Longue prom­e­nade dans les rues de Sofia. Habi­tants aimables, calmes, résignés. En dehors du cen­tre mon­u­men­tal, ses bâti­ments admin­is­trat­ifs et ses basiliques, les immeubles ont l’air de tartes affais­sés et sales. Pour la déco­ra­tion, des couch­es de graf­fi­tis. Beau­coup de chiens et de mag­a­sins pour chiens. Des clochard­es fouil­lent les poubelles, les ménagères trans­portent des cabas d’al­i­men­ta­tion, les hommes fument, con­duisent, pérorent, per­son­ne ne sem­ble avoir d’ac­tiv­ité définie.
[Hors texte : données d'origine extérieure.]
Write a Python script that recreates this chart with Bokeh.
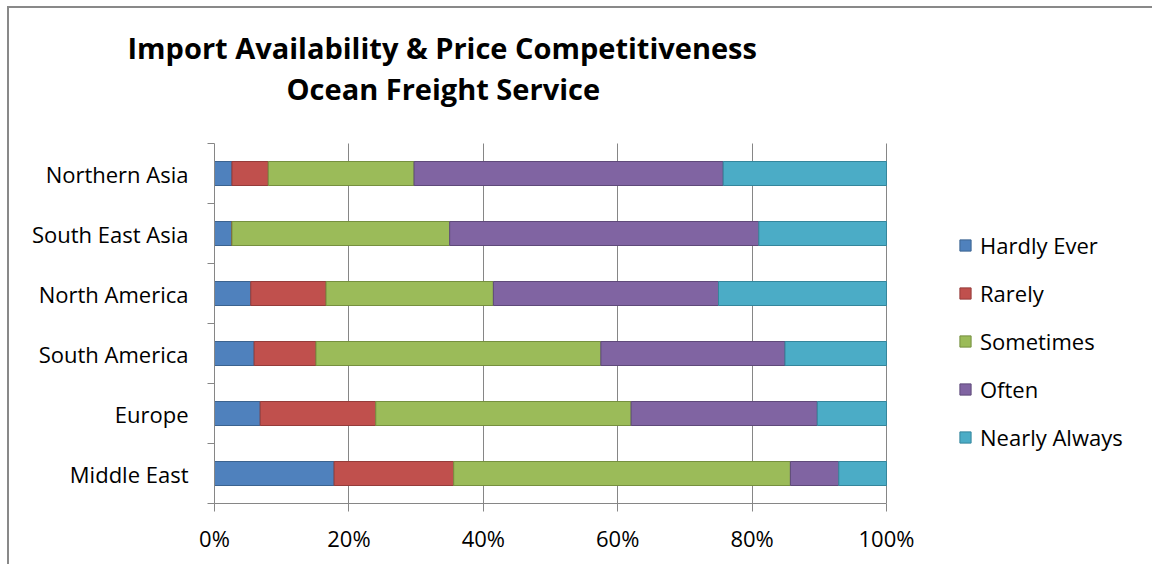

Les habi­tants se promè­nent, s’as­soient, se relèvent, se promè­nent. Comme moi. Passe un tramway jaune. Un autre est vert. Des jou­ets. L’u­nique wag­on freine devant un car­refour. Les roues de métal crissent. On dirait que le con­duc­teur arrête sa machine avec la semelle de sa chaus­sure. Je jette un œil aux pas­sagers. Des gens seuls, ils regar­dent devant eux. Gar­dent le silence. Atten­dent. Le wag­on s’ébran­le. Une cloche reten­tit. Les voitures déga­gent la voie. Le tramway accélère. Au loin se trou­vent ces immeubles blancs-gris avec le linge qui pend le long de la façade. Entre deux take-away améri­cains, dans un jardin jonché de détri­tus un anti­quaire vend des copies renais­sance, un ange doré et un ser­vice à thé en argent lourd. Le dessin est des années 1950, type mod­ern-style. Le vendeur demande 150 Euros. Je reviendrai. Puis cette décou­verte, une anci­enne galerie marchande de l’époque Tcher­venkov. Acces­si­ble par un pas­sage sous immeu­ble elle aligne une quar­an­taine de bou­tiques et deux cours où sont instal­lées des cafés. Le pla­fond est bas, les néons brisés, l’at­mo­sphère évoque le train-fan­tôme, la grotte, la con­spir­a­tion, l’ar­ti­sanat, le clan, le ter­ri­er — on trou­ve des con­struc­tions iden­tiques en Espagne, ves­tiges de la péri­ode fran­quiste. Dans les cours, des fontaines de pierre maçon­nées. L’eau du robi­net est audi­ble à plusieurs mètres. Par­mi les com­merces, un répara­teur d’hor­loges, un tra­duc­teur instan­ta­né, une mer­cerie, un salle de backgam­mon et une bou­tique de vielles stéréos (Marantz, Sony, Fis­ch­er) et de vinyles rock (pres­sion bul­gare d’un album de May­hem). Pour le reste, je ne peux racon­ter ici dans quelles con­di­tions nous avons franchi la fron­tière macé­dono-bul­gare, mais le douanier, les douaniers, l’in­fir­mière et le médecin, après délibéra­tion, ont pris pour mon­naie comp­tant notre expli­ca­tion et nous ont lais­sé passer.